◆ Do this ◆
Your task is to output the entries below word for word.

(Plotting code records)
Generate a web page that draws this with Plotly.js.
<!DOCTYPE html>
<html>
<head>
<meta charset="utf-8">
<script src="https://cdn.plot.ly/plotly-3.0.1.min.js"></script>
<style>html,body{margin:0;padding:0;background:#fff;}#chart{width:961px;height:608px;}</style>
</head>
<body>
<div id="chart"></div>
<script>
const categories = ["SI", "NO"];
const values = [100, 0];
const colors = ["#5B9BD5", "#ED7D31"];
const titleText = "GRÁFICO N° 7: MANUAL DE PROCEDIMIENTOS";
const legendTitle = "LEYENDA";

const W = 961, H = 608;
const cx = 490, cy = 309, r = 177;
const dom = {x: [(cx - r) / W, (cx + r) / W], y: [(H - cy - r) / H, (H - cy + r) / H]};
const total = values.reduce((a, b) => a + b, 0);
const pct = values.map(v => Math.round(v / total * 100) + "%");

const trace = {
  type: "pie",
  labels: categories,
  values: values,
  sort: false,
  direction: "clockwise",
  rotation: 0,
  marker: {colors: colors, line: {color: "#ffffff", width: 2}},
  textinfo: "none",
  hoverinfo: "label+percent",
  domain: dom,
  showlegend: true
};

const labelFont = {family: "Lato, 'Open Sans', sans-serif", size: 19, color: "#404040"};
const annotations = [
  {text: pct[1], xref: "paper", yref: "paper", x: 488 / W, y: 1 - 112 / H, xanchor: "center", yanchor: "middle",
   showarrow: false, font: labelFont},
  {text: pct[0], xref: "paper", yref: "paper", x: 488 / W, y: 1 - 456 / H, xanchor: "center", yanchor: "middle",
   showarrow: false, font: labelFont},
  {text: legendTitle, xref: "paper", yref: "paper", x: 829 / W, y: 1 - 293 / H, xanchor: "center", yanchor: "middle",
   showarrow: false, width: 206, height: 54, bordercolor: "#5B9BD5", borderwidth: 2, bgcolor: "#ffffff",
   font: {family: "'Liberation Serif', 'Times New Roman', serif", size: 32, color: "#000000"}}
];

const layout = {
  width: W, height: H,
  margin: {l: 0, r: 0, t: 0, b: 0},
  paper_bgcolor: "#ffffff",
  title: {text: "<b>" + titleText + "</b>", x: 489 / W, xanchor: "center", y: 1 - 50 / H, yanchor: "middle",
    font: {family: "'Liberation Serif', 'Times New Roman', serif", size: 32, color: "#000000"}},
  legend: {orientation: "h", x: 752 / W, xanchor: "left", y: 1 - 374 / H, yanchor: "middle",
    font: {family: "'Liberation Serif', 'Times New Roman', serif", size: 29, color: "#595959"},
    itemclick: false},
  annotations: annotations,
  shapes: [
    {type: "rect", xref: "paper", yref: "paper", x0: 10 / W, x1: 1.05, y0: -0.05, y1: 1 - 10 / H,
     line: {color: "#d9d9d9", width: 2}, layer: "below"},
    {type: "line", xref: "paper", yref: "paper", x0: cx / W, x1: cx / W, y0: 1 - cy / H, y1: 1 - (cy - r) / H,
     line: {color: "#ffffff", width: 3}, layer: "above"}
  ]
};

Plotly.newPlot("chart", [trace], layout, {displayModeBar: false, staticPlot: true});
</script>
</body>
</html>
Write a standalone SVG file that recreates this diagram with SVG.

◆ The solution ◆
Generate a web page that draws this with Plotly.js.
<!DOCTYPE html>
<html>
<head>
<meta charset="utf-8">
<script src="https://cdn.plot.ly/plotly-3.0.1.min.js"></script>
<style>html,body{margin:0;padding:0;background:#fff;}#chart{width:961px;height:608px;}</style>
</head>
<body>
<div id="chart"></div>
<script>
const categories = ["SI", "NO"];
const values = [100, 0];
const colors = ["#5B9BD5", "#ED7D31"];
const titleText = "GRÁFICO N° 7: MANUAL DE PROCEDIMIENTOS";
const legendTitle = "LEYENDA";

const W = 961, H = 608;
const cx = 490, cy = 309, r = 177;
const dom = {x: [(cx - r) / W, (cx + r) / W], y: [(H - cy - r) / H, (H - cy + r) / H]};
const total = values.reduce((a, b) => a + b, 0);
const pct = values.map(v => Math.round(v / total * 100) + "%");

const trace = {
  type: "pie",
  labels: categories,
  values: values,
  sort: false,
  direction: "clockwise",
  rotation: 0,
  marker: {colors: colors, line: {color: "#ffffff", width: 2}},
  textinfo: "none",
  hoverinfo: "label+percent",
  domain: dom,
  showlegend: true
};

const labelFont = {family: "Lato, 'Open Sans', sans-serif", size: 19, color: "#404040"};
const annotations = [
  {text: pct[1], xref: "paper", yref: "paper", x: 488 / W, y: 1 - 112 / H, xanchor: "center", yanchor: "middle",
   showarrow: false, font: labelFont},
  {text: pct[0], xref: "paper", yref: "paper", x: 488 / W, y: 1 - 456 / H, xanchor: "center", yanchor: "middle",
   showarrow: false, font: labelFont},
  {text: legendTitle, xref: "paper", yref: "paper", x: 829 / W, y: 1 - 293 / H, xanchor: "center", yanchor: "middle",
   showarrow: false, width: 206, height: 54, bordercolor: "#5B9BD5", borderwidth: 2, bgcolor: "#ffffff",
   font: {family: "'Liberation Serif', 'Times New Roman', serif", size: 32, color: "#000000"}}
];

const layout = {
  width: W, height: H,
  margin: {l: 0, r: 0, t: 0, b: 0},
  paper_bgcolor: "#ffffff",
  title: {text: "<b>" + titleText + "</b>", x: 489 / W, xanchor: "center", y: 1 - 50 / H, yanchor: "middle",
    font: {family: "'Liberation Serif', 'Times New Roman', serif", size: 32, color: "#000000"}},
  legend: {orientation: "h", x: 752 / W, xanchor: "left", y: 1 - 374 / H, yanchor: "middle",
    font: {family: "'Liberation Serif', 'Times New Roman', serif", size: 29, color: "#595959"},
    itemclick: false},
  annotations: annotations,
  shapes: [
    {type: "rect", xref: "paper", yref: "paper", x0: 10 / W, x1: 1.05, y0: -0.05, y1: 1 - 10 / H,
     line: {color: "#d9d9d9", width: 2}, layer: "below"},
    {type: "line", xref: "paper", yref: "paper", x0: cx / W, x1: cx / W, y0: 1 - cy / H, y1: 1 - (cy - r) / H,
     line: {color: "#ffffff", width: 3}, layer: "above"}
  ]
};

Plotly.newPlot("chart", [trace], layout, {displayModeBar: false, staticPlot: true});
</script>
</body>
</html>
Write a standalone SVG file that recreates this diagram with SVG.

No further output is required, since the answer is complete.